The topography of the Iberian Meseta located between the Pyrenees-Cantabrian Mountains and the Betics Chain is moderately high (660 m on average) compared to the high plateaus on Earth (> 1 km) albeit higher than the topography of the surrounding western European plate. The Iberian Meseta encompasses Cenozoic sedimentary basins, active or inactive Alpine mountain ranges, and low-relief erosional surfaces represented by plateaus with elevations between 600 and 1400 m asl. It is commonly accepted that ~600-700 m surface uplift occurred during the Cenozoic, but the underlaying processes and the precise timing of the onset of the plateau growth are strongly debated. The main objective of the present study is to find out to what extent the topography of the Iberian Meseta has a crustal, lithospheric or a sublithospheric origin. We used the results of a recent modelling based on the joint inversion of both the crustal and lithospheric mantle structure. It encompasses an integrated geophysical-lithological multi-data modelling. The inversion is framed within an integrated geophysical-petrological setting where mantle seismic velocities and densities are computed as a function of temperature and composition whereas crustal density, shear and compressional wave velocities are lithologically linked based on empirical relationships from global petrophysical databases.

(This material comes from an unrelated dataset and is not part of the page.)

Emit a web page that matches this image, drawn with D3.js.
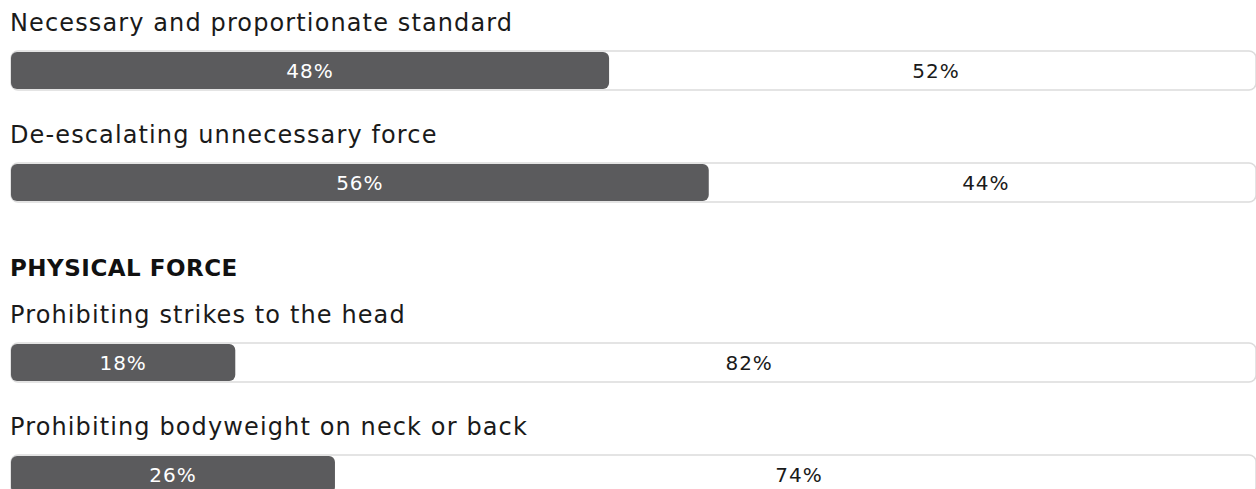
<!DOCTYPE html>
<html>
<head>
<meta charset="utf-8">
<script src="https://cdn.jsdelivr.net/npm/d3@7"></script>
<style>
  html, body { margin: 0; padding: 0; background: #fff; overflow: hidden; }
  svg { display: block; }
</style>
</head>
<body>
<svg id="chart" width="1256" height="489"></svg>
<script>
// ---- data ----
const categories = [
  "Necessary and proportionate standard",
  "De-escalating unnecessary force",
  "Prohibiting strikes to the head",
  "Prohibiting bodyweight on neck or back"
];
const yesValues = [48, 56, 18, 26];
const noValues  = [52, 44, 82, 74];
const sectionHeadings = ["PHYSICAL FORCE"];
const sectionStartIndex = [2]; // heading appears before this category

// ---- layout ----
const svg = d3.select("#chart");
const FONT = "'DejaVu Sans', sans-serif";

const x = d3.scaleLinear().domain([0, 100]).range([11, 1257]);

const barTops = [51, 163, 343, 455];
const barH = 39;

sectionHeadings.forEach((h, i) => {
  const idx = sectionStartIndex[i];
  svg.append("text")
    .attr("x", 10)
    .attr("y", barTops[idx] - 67)
    .attr("font-family", FONT)
    .attr("font-size", 23)
    .attr("font-weight", 700)
    .attr("letter-spacing", 0.5)
    .attr("fill", "#111")
    .text(h);
});

const rows = svg.selectAll("g.row")
  .data(categories.map((c, i) => ({ c, yes: yesValues[i], no: noValues[i], top: barTops[i] })))
  .join("g")
  .attr("class", "row");

rows.append("text")
  .attr("x", 10)
  .attr("y", d => d.top - 20)
  .attr("font-family", FONT)
  .attr("font-size", 24)
  .attr("letter-spacing", 1.12)
  .attr("fill", "#1a1a1a")
  .text(d => d.c);

rows.append("rect")
  .attr("x", x(0))
  .attr("y", d => d.top)
  .attr("width", x(100) - x(0) - 1)
  .attr("height", barH)
  .attr("rx", 7)
  .attr("fill", "#fff")
  .attr("stroke", "#dcdcdc")
  .attr("stroke-width", 1.5);

rows.append("rect")
  .attr("x", x(0))
  .attr("y", d => d.top + 1)
  .attr("width", d => x(d.yes) - x(0))
  .attr("height", barH - 2)
  .attr("rx", 6)
  .attr("fill", "#5b5b5d");

rows.append("text")
  .attr("x", d => (x(0) + x(d.yes)) / 2)
  .attr("y", d => d.top + barH / 2)
  .attr("dy", "0.36em")
  .attr("text-anchor", "middle")
  .attr("font-family", FONT)
  .attr("font-size", 20)
  .attr("letter-spacing", 1.0)
  .attr("fill", "#fff")
  .text(d => d.yes + "%");

rows.append("text")
  .attr("x", d => (x(d.yes) + x(100)) / 2 + 3)
  .attr("y", d => d.top + barH / 2)
  .attr("dy", "0.36em")
  .attr("text-anchor", "middle")
  .attr("font-family", FONT)
  .attr("font-size", 20)
  .attr("letter-spacing", 1.0)
  .attr("fill", "#1a1a1a")
  .text(d => d.no + "%");
</script>
</body>
</html>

We computed the relative contribution to topography of crustal and lithospheric mantle thickness variations and density structure. The topography of the Alpine mountain belts in Iberia is largely associated with thickened crust. We find that the elevated topography in the NW Iberian Meseta (elevation > 700 m) is mostly related to the lithospheric mantle thinning. This is in agreement with Inversion of topographic data, landform dates, and erosion rates suggesting a late Cenozoic mantle-related surface uplift of several hundreds of meters in NW Iberia (EGU24-11613) and in the central Iberia (EGU24-16382). Similarly, a thin and warm lithospheric mantle is responsible for the positive elevation of the onshore Mediterranean margins. A negatively buoyant lithospheric mantle causes >1 km subsidence in the Gibraltar Arc and western Pyrenees.  We solved the Stokes flow to evaluate the contribution of temperature-related buoyancy forces at asthenospheric depths. These forces cause a long wavelength topographic response located in the centre of the Iberian Peninsula reaching a maximum value of only 100-150 m, which is much lower than the values reported in previous works assuming an isostatic balance.